Я выйти за жену богатую боюсь.
Всегда муж должен быть жене своей главою,
То будут завсегда равны между собою, -
либо игрой слов:
Иные петлею от петли убегают
И смертию себя от смерти избавляют.(Р. э., 70)
Наряду с такими остротами поэт начинает культивировать и сюжетную эпиграмму в духе Ж.-Б. Руссо (1671–1741), в которой после развитого повествования с введением действующих лиц и побочных мотивов следует неожиданная развязка (см. "На противников системы Коперника"). Другим не менее интересным моментом в развитии русской эпиграмматики стало появление у Ломоносова пародирующей эпиграммы. В 1748 году он получил на отзыв трагедию А. Сумарокова "Гамлет", в ней была нечаянно двусмысленная фраза королевы Гертруды: "… И на супружню смерть не тронута взирала" (Р. э., 632). Иронизируя над этой строкой, рецензент немедленно отозвался эпиграммой:
Женился Стил, старик без мочи,
На Стелле, что в пятнадцать лет,
И, не дождавшись первой ночи,
Закашлявшись, оставил свет.
Тут Стелла бедная вздыхала,
Что на супружню смерть не тронута взирала.(Р. э., 71)
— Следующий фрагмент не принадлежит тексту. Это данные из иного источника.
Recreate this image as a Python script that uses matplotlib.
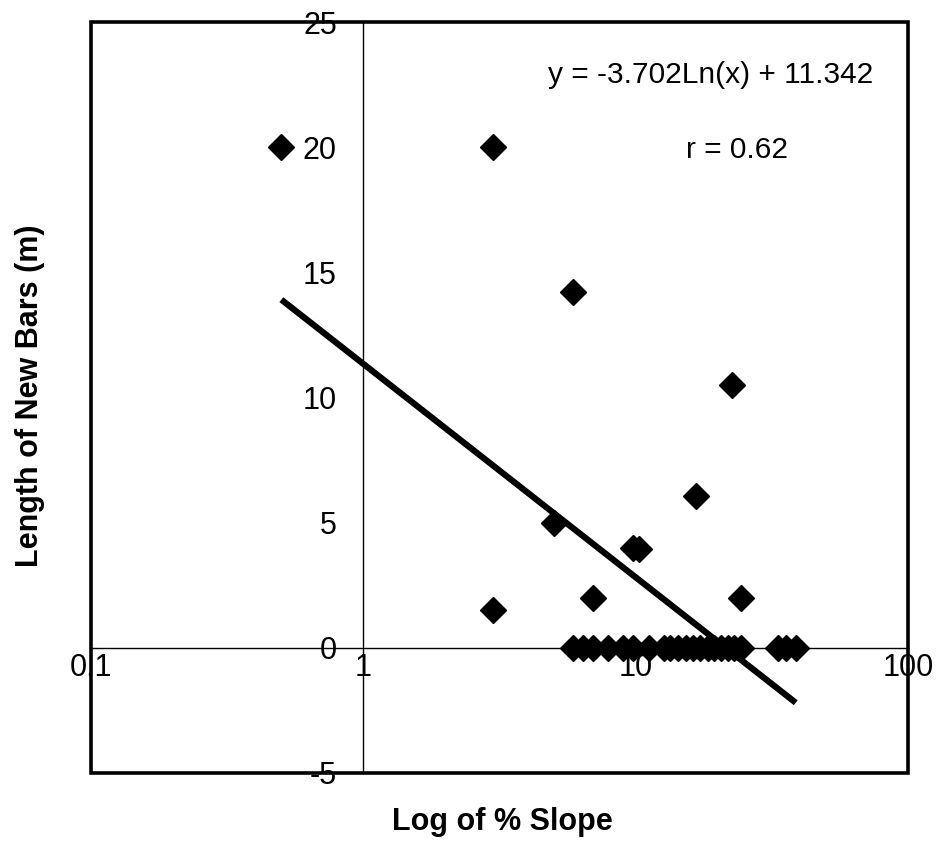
import matplotlib
matplotlib.use('Agg')
import matplotlib.pyplot as plt
import numpy as np
from matplotlib.patches import Rectangle
from matplotlib.ticker import FixedLocator, FixedFormatter, NullLocator

plt.rcParams['font.family'] = ['Liberation Sans', 'DejaVu Sans']

# ---- data ----
x_nonzero = [0.5, 3.0, 5.9, 22.5, 16.6, 5.0, 9.8, 10.3, 7.0, 24.3, 3.0]
y_nonzero = [20.0, 20.0, 14.2, 10.5, 6.05, 5.0, 4.0, 3.95, 2.0, 2.0, 1.5]
x_zero = [5.9, 6.4, 7.0, 7.9, 9.0, 9.8, 11.2, 12.7, 13.4, 14.3, 15.3, 16.2,
          17.3, 18.4, 19.4, 20.5, 21.8, 22.9, 24.3, 33.3, 35.6, 38.7]
y_zero = [0.0] * len(x_zero)

fit_slope = -3.702
fit_intercept = 11.342

x_ticks = [0.1, 1, 10, 100]
x_tick_labels = ["0.1", "1", "10", "100"]
y_ticks = [-5, 0, 5, 10, 15, 20, 25]
y_tick_labels = ["-5", "0", "5", "10", "15", "20", "25"]

equation_text = "y = -3.702Ln(x) + 11.342"
r_text = "r = 0.62"
x_label = "Log of % Slope"
y_label = "Length of New Bars (m)"

# ---- figure ----
W, H = 936, 852
fig = plt.figure(figsize=(W / 100, H / 100), dpi=100)
ax = fig.add_axes([91 / W, 1 - 773 / H, 817 / W, 751 / H])
ax.set_xscale('log')
ax.set_xlim(0.1, 100)
ax.set_ylim(-5, 25)

ax.spines['left'].set_position(('data', 1))
ax.spines['bottom'].set_position(('data', 0))
ax.spines['left'].set_linewidth(1.0)
ax.spines['bottom'].set_linewidth(1.0)
ax.spines['right'].set_visible(False)
ax.spines['top'].set_visible(False)

ax.xaxis.set_major_locator(FixedLocator(x_ticks))
ax.xaxis.set_major_formatter(FixedFormatter(x_tick_labels))
ax.xaxis.set_minor_locator(NullLocator())
ax.yaxis.set_major_locator(FixedLocator(y_ticks))
ax.yaxis.set_major_formatter(FixedFormatter(y_tick_labels))
ax.yaxis.set_minor_locator(NullLocator())
ax.tick_params(axis='y', length=0, pad=19, labelsize=22)
ax.tick_params(axis='x', length=0, pad=4, labelsize=22)

# outer box
ax.add_patch(Rectangle((0, 0), 1, 1, transform=ax.transAxes, fill=False,
                       lw=2.6, edgecolor='black', clip_on=False, zorder=5))

xs = x_nonzero + x_zero
ys = y_nonzero + y_zero
ax.plot(xs, ys, 'D', color='black', ms=13, clip_on=False, zorder=3)

x_fit = np.geomspace(min(xs), max(xs), 200)
y_fit = fit_slope * np.log(x_fit) + fit_intercept
ax.plot(x_fit, y_fit, color='black', lw=4.5, solid_capstyle='butt', zorder=4)

ax.text(0.758, 0.929, equation_text, transform=ax.transAxes, ha='center',
        va='center', fontsize=21.5)
ax.text(0.791, 0.830, r_text, transform=ax.transAxes, ha='center',
        va='center', fontsize=21.5)

fig.text(502 / W, 1 - 822 / H, x_label, ha='center', va='center',
         fontsize=22, fontweight='bold')
fig.text(30 / W, 1 - 396 / H, y_label, ha='center', va='center',
         fontsize=22, fontweight='bold', rotation=90)

fig.savefig('out.png', dpi=100, facecolor='white')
Кантемир, Тредиаковский и Ломоносов обращались к жанру сатирической эпиграммы эпизодически, иное дело – Сумароков. Он написал около ста эпиграмм и около двадцати эпиграмматических эпитафий. Об их популярности свидетельствует факт, что они входили в такие широко известные учебные руководства, как "Правила пиитические в пользу юношества" А. Байбакова и "Российская универсальная грамматика" Н. Курганова. В своем роде это была канонизация формы сумароковских эпиграмм. Об эпиграммах Сумароков писал:
Они тогда живут красой своей богаты,
Когда сочинены остры и узловаты;
Быть должны коротки, и сила их вся в том,
Что нечто вымолвить с издевкою о ком.
Вместе с тем художественная практика поэта исключала сколько-нибудь узкие представления о жанровых формах эпиграммы. У него немало стихотворений, приближающихся по своей фактуре к анекдоту. Вот пример:
Клеон прогневался, и злобою безмерной
На щедрых был он баб во гневе заражен.
Я б всех, – он говорил, – постриг неверных жен.
Не знаю, для чего б тужить мне о неверной?"
Жена ему на то такой дала ответ:
"Так хочешь, чтобы я, сокровище, мой свет,
Ходила, как вдова, всегда в одежде черной?"